You should also note that the court elides a central piece of hearsay in its putative application of the first rationale in Alito’s concurrence–that the outside lab report was not offered for the truth of the matter asserted. In particular, Cellmark, not Witucki, created the DNA profile of the semen found on the swabs; Witucki just checked the profile against the DNA database and found a match with Deadwiller. (¶¶2, 5, 11-12). Thus, the accuracy–the truth–of the DNA profile created by Cellmark was crucial in identifying Deadwiller. By basing his opinion on Cellmark’s profile, Witucki’s testimony both assumed and conveyed to the jury the accuracy of the profile. Cellmark’s report therefore effectively included the statement “This is an accurate DNA profile” and offered if for the truth of the matter asserted.

While the majority opinion refers in passing to this aspect of the Cellmark report (¶¶2, 5, 11-12, 32), its analysis of the “not-for-its-truth” rationale completely ignores it. Instead, the court considers only whether Cellmark’s report was used to show the profile was produced from the swabs of the victims. (¶33).

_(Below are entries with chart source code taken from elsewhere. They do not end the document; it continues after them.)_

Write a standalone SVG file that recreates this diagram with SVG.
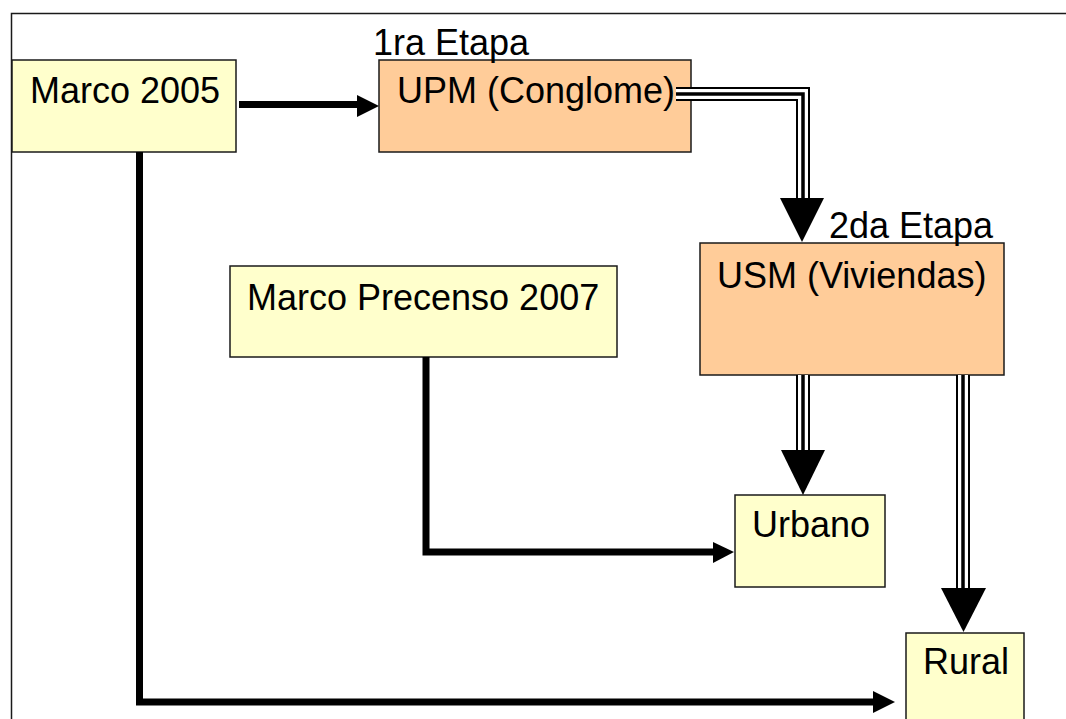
<svg xmlns="http://www.w3.org/2000/svg" width="1066" height="719" viewBox="0 0 1066 719">
<style>
.y{fill:#FFFFCC;stroke:#1a1a1a;stroke-width:1.5}
.o{fill:#FFCC99;stroke:#1a1a1a;stroke-width:1.5}
text{font-family:"Liberation Sans",Arial,sans-serif;font-size:36px;fill:#000}
.th{fill:none;stroke:#000;stroke-width:7}
.t1{fill:none;stroke:#000;stroke-width:14}
.t2{fill:none;stroke:#fff;stroke-width:10}
.t3{fill:none;stroke:#000;stroke-width:3.5}
.ah{fill:#000}
</style>
<rect width="1066" height="719" fill="#fff"/>
<path d="M11.5,719 V13.5 H1066" fill="none" stroke="#1a1a1a" stroke-width="1.5"/>
<g id="marco2005"><rect class="y" x="12" y="60" width="224" height="92"/><text x="30" y="103">Marco 2005</text></g>
<g id="upm"><rect class="o" x="379" y="60" width="312" height="92"/><text x="397" y="103">UPM (Conglome)</text></g>
<text x="373" y="55">1ra Etapa</text>
<g id="usm"><rect class="o" x="700" y="243" width="304" height="132"/><text x="717" y="288">USM (Viviendas)</text></g>
<text x="829" y="238">2da Etapa</text>
<g id="precenso"><rect class="y" x="230" y="266" width="387" height="91"/><text x="247" y="310">Marco Precenso 2007</text></g>
<g id="urbano"><rect class="y" x="735" y="495" width="150" height="92"/><text x="752" y="537">Urbano</text></g>
<g id="rural"><rect class="y" x="906" y="633" width="118" height="90"/><text x="923" y="674">Rural</text></g>
<g id="connectors">
<path class="th" d="M239,104.5 H360"/>
<polygon class="ah" points="357,95 379,106 357,117"/>
<path class="th" d="M139.5,152 V702 H876"/>
<polygon class="ah" points="873,691 895,702 873,713"/>
<path class="th" d="M426,357 V552 H716"/>
<polygon class="ah" points="713,542 734,552 713,563"/>
<path class="t1" d="M676,94 H803 V200"/>
<path class="t2" d="M676,94 H803 V200"/>
<path class="t3" d="M676,94 H803 V200"/>
<polygon class="ah" points="780,198 824,198 802,242"/>
<path class="t1" d="M803,375 V452"/>
<path class="t2" d="M803,375 V452"/>
<path class="t3" d="M803,375 V452"/>
<polygon class="ah" points="781,450 825,450 803,495"/>
<path class="t1" d="M963,375 V590"/>
<path class="t2" d="M963,375 V590"/>
<path class="t3" d="M963,375 V590"/>
<polygon class="ah" points="941,588 986,588 963.5,632"/>
</g>
</svg>
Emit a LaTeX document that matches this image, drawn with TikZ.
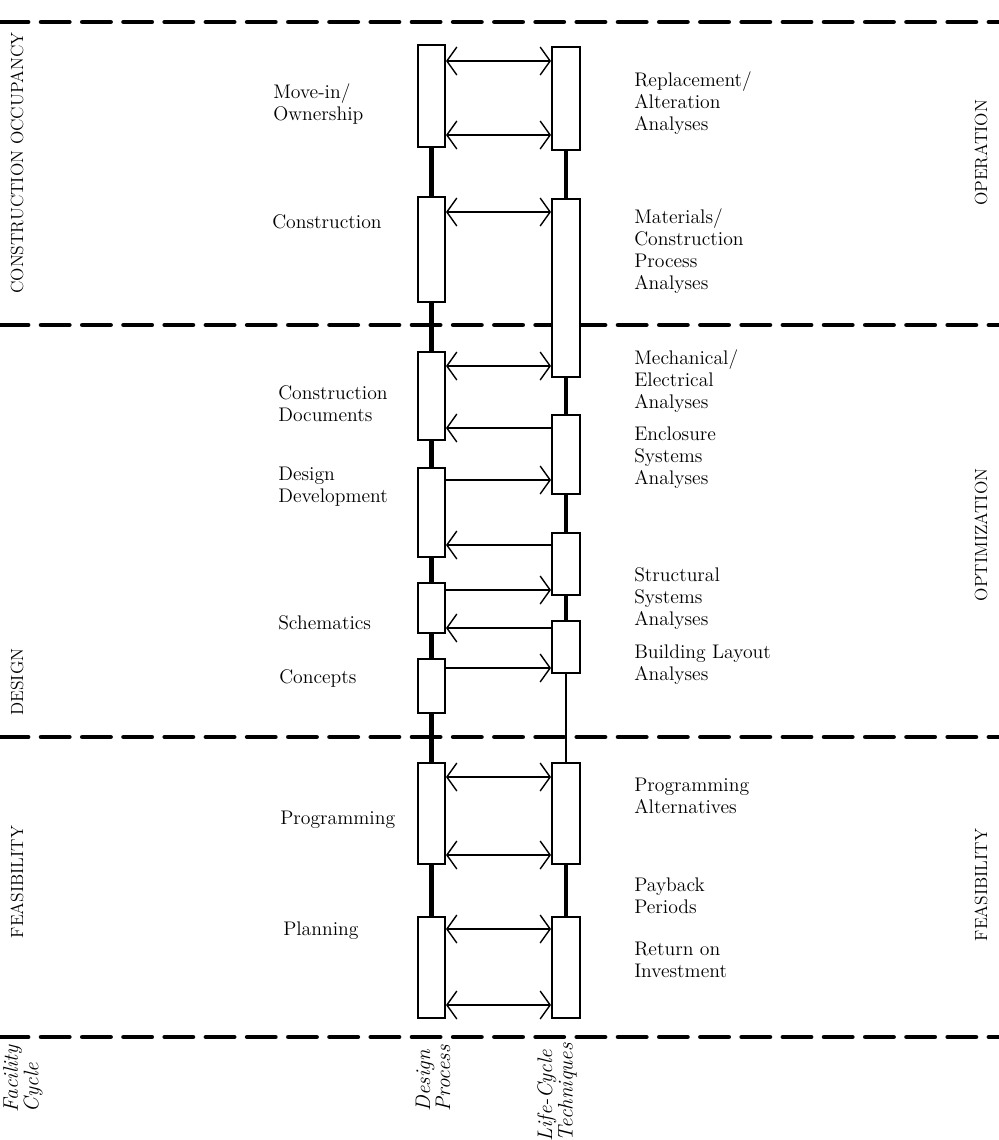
\documentclass[tikz,border=0pt]{standalone}
\usepackage{tikz}
\usetikzlibrary{arrows.meta, fit}

\begin{document}
\begin{tikzpicture}[
    x=0.025cm, y=-0.025cm,
    divider/.style={line width=3.5pt, dash pattern=on 0.7cm off 0.33cm, line cap=round},
    stagebox/.style={rectangle, draw, fill=white, line width=1.4pt, inner sep=0pt},
    spine/.style={line width=3pt},
    thinspine/.style={line width=1.8pt},
    link/.style={line width=1pt, -{Straight Barb[length=2.5mm, width=7mm]}},
    both/.style={line width=1pt, {Straight Barb[length=2.5mm, width=7mm]}-{Straight Barb[length=2.5mm, width=7mm]}},
    stagetext/.style={anchor=west, align=left, inner sep=0pt, font=\fontsize{14}{15.6}\selectfont},
    phase/.style={rotate=90, inner sep=0pt, font=\fontsize{12.5}{15}\selectfont},
    axislabel/.style={rotate=90, anchor=east, align=left, inner sep=0pt, font=\fontsize{15}{11}\selectfont\itshape}
]
\useasboundingbox (0,0) rectangle (999,1140);

\draw[divider] (0,22) -- (999,22);
\draw[divider] (0,325) -- (999,325);
\draw[divider] (0,737) -- (999,737);
\draw[divider] (0,1037) -- (999,1037);

% design process
\node[stagebox, fit={(418,45) (445,147)}] (dp1) {};
\node[stagebox, fit={(418,197) (445,302)}] (dp2) {};
\node[stagebox, fit={(418,352) (445,440)}] (dp3) {};
\node[stagebox, fit={(418,468) (445,557)}] (dp4) {};
\node[stagebox, fit={(418,583) (445,633)}] (dp5) {};
\node[stagebox, fit={(418,659) (445,713)}] (dp6) {};
\node[stagebox, fit={(418,763) (445,864)}] (dp7) {};
\node[stagebox, fit={(418,917) (445,1018)}] (dp8) {};

% life-cycle techniques
\node[stagebox, fit={(552,47) (580,150)}] (lc1) {};
\node[stagebox, fit={(552,199) (580,377)}] (lc2) {};
\node[stagebox, fit={(552,415) (580,494)}] (lc3) {};
\node[stagebox, fit={(552,533) (580,595)}] (lc4) {};
\node[stagebox, fit={(552,621) (580,673)}] (lc5) {};
\node[stagebox, fit={(552,763) (580,864)}] (lc6) {};
\node[stagebox, fit={(552,917) (580,1018)}] (lc7) {};

\draw[spine] (dp1) -- (dp2);
\draw[spine] (dp2) -- (dp3);
\draw[spine] (dp3) -- (dp4);
\draw[spine] (dp4) -- (dp5);
\draw[spine] (dp5) -- (dp6);
\draw[spine] (dp6) -- (dp7);
\draw[spine] (dp7) -- (dp8);
\draw[spine] (lc1) -- (lc2);
\draw[spine] (lc2) -- (lc3);
\draw[spine] (lc3) -- (lc4);
\draw[spine] (lc4) -- (lc5);
\draw[thinspine] (lc5) -- (lc6);
\draw[spine] (lc6) -- (lc7);

\coordinate (r1) at (0,61);
\coordinate (r2) at (0,135);
\coordinate (r3) at (0,212);
\coordinate (r4) at (0,366);
\coordinate (r5) at (0,428);
\coordinate (r6) at (0,480);
\coordinate (r7) at (0,545);
\coordinate (r8) at (0,590);
\coordinate (r9) at (0,628);
\coordinate (r10) at (0,668);
\coordinate (r11) at (0,777);
\coordinate (r12) at (0,855);
\coordinate (r13) at (0,929);
\coordinate (r14) at (0,1005);

\draw[both] (dp1.east |- r1) -- (lc1.west |- r1);
\draw[both] (dp1.east |- r2) -- (lc1.west |- r2);
\draw[both] (dp2.east |- r3) -- (lc2.west |- r3);
\draw[both] (dp3.east |- r4) -- (lc2.west |- r4);
\draw[link] (lc3.west |- r5) -- (dp3.east |- r5);
\draw[link] (dp4.east |- r6) -- (lc3.west |- r6);
\draw[link] (lc4.west |- r7) -- (dp4.east |- r7);
\draw[link] (dp5.east |- r8) -- (lc4.west |- r8);
\draw[link] (lc5.west |- r9) -- (dp5.east |- r9);
\draw[link] (dp6.east |- r10) -- (lc5.west |- r10);
\draw[both] (dp7.east |- r11) -- (lc6.west |- r11);
\draw[both] (dp7.east |- r12) -- (lc6.west |- r12);
\draw[both] (dp8.east |- r13) -- (lc7.west |- r13);
\draw[both] (dp8.east |- r14) -- (lc7.west |- r14);

\node[stagetext] (movein) at (273,104) {Move-in/\\Ownership};
\node[stagetext] (constr) at (272,222) {Construction};
\node[stagetext] (docs) at (278,404) {Construction\\Documents};
\node[stagetext] (devel) at (278,487) {Design\\Development};
\node[stagetext] (schem) at (278,623) {Schematics};
\node[stagetext] (concepts) at (279,678) {Concepts};
\node[stagetext] (program) at (280,820) {Programming};
\node[stagetext] (planning) at (283,931) {Planning};

\node[stagetext] (replace) at (634,103) {Replacement/\\Alteration\\Analyses};
\node[stagetext] (materials) at (634,251) {Materials/\\Construction\\Process\\Analyses};
\node[stagetext] (mech) at (634,381) {Mechanical/\\Electrical\\Analyses};
\node[stagetext] (enclosure) at (634,458) {Enclosure\\Systems\\Analyses};
\node[stagetext] (struct) at (634,599) {Structural\\Systems\\Analyses};
\node[stagetext] (layout) at (634,665) {Building Layout\\Analyses};
\node[stagetext] (alts) at (634,796) {Programming\\Alternatives};
\node[stagetext] (payback) at (634,896) {Payback\\Periods};
\node[stagetext] (roi) at (634,960) {Return on\\Investment};

\node[phase] (occupancy) at (17,163) {CONSTRUCTION OCCUPANCY};
\node[phase] (design) at (17,682) {DESIGN};
\node[phase] (feasleft) at (17,882) {FEASIBILITY};
\node[phase] (operation) at (981,153) {OPERATION};
\node[phase] (optim) at (981,535) {OPTIMIZATION};
\node[phase] (feasright) at (981,885) {FEASIBILITY};

\node[axislabel] (facility) at (23,1045) {Facility\\Cycle};
\node[axislabel] (process) at (433,1045) {Design\\Process};
\node[axislabel] (techniques) at (557,1043) {Life-Cycle\\Techniques};
\end{tikzpicture}
\end{document}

Pointing to other evidence establishing chain of custody for the swabs (¶¶9-11), the court says Witucki’s testimony was not offered to prove chain of custody and, voila, there’s no confrontation problem. Pretending that the only salient hearsay in the Cellmark report is about chain of custody makes the confrontation problem look minimal, when in fact it is not.

The Alito plurality also downplayed this aspect of the hearsay in the outside lab report (cf. the Williams dissent, 131 S. Ct. at 2270, and Mnookin and Kaye, at pp. 19-24). It held the expert was not repeating the laboratory’s out-of-court statement for its truth as to the accuracy of the DNA profile it produced, but only explaining the assumptions for her opinion. 132 S.Ct. at 2238. The plurality view did not command a majority, as both Thomas’s concurrence and the four dissenters found the expert’s testimony as to the DNA profile developed by the laboratory was admitted for its truth, thus depriving Williams of his right to confrontation. See id. at 2256-59 (Thomas, J., concurring in the judgment); id. at 2266-70 (Kagan, J., dissenting). If you are litigating a case like this, stressing that the testifying analyst’s opinion assumes the truth and accuracy of the work of the non-testifying analyst may help assure the court confronts the real issue in these cases.

The upshot, then: If your case is “substantially identical” to Williams’s or Deadwiller’s, the result in Williams controls. If you can factually distinguish your case, take your cue from the Williams dissent, 131 S. Ct. at 2265-68, and argue for the application of Melendez-Diaz v. Massachusetts, 557 U.S. 305 (2009), and Bullcoming v. New Mexico, 564 U.S. ___, 131 S.Ct. 2705 (2011), which held that admission of reports of the lab analysis violated the defendant’s right to confrontation. The state will cite Barton to argue Melendez-Diaz and Bullcoming don’t apply because  the non-testifying analyst’s report won’t be admitted. The response is that the confrontation right applies with full force even where the report isn’t admitted because the out-of-court statements will be indirectly recounted by, or their substance is implied by or conveyed through, the testifying witness. United States v. Meises, 645 F.3d 5, 21 (1st Cir. 2011); Ocampo v. Vail, 649 F.3d 1098, 1108-13 (9th Cir. 2011); State v. Swaney, 787 N.W.2d 541, 554 (Minn. 2010). In the meantime, we have to wait for another case to clarify the law. Maybe it will be State v. Michael Griep, 2009AP3073-CR, recently certified to the supreme court, which presents the issue in its starkest form, on facts very different from this case and Williams: One analyst testifying as a surrogate for another because, having done no independent analysis, the testifying analyst relies exclusively on the work product of the absent analyst.